Friday, January 7, 2011
I've been a fan of the M2 measure of money for a very long time. It's been the most stable definition of money, and it's had the best correlation to the economy of any other measure. As these charts show, the behavior of M2 over the past 15 years hasn't changed much at all. There have been periods of faster growth (2001-2003, 2008-2009), but they have been followed by slower growth, with the result that M2 has grown on average about 6% a year. That's a little faster than the 4.7% annualized growth rate of nominal GDP over the same period, but not by much. Importantly, there is nothing here to suggest that M2 is growing faster or slower than it has for a long time; no sign of any inflationary impact from QE2, and no sign of anything that might be deflationary.

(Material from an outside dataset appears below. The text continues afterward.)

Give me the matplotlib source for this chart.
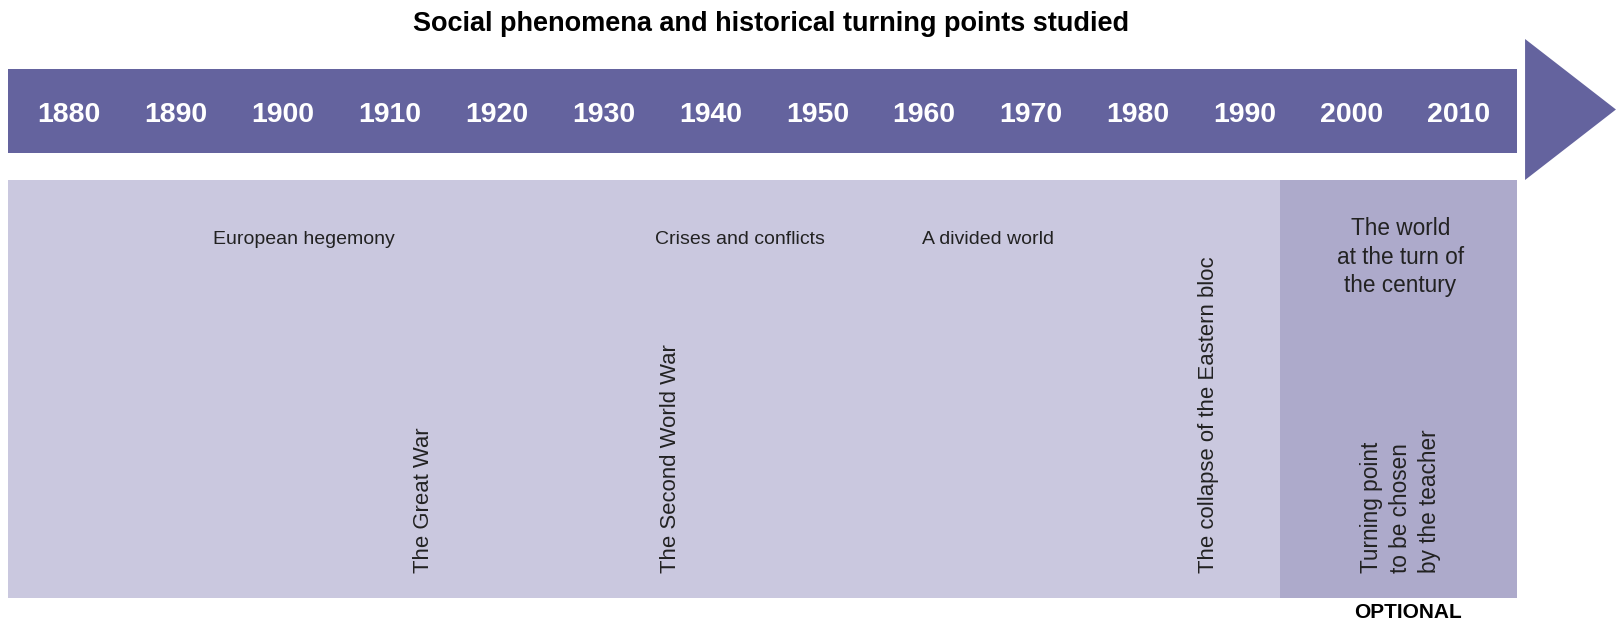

Some worry about the recent pickup in M1 growth, with M1 now growing at a 19.4% annualized pace over the past 3 months. But since M1 is a component of M2, and M2 shows no sign of any significant pickup in growth, then what is happening is that money is migrating out of the M2 definition of money and into the M1 definition. It's the same amount of money altogether, but some of it is shifting from one bucket to another. So there is no real message in rapid M1 growth.
Currency in circulation, another component of M2, is behaving normally, growing at a 6-7% pace.
So the news from the money supply front is that there is no news: no sign of inflation, no sign of deflation, and no sign that the economy is being starved for liquidity. I suppose that's good news, since for the time being there is no cause for great concern here.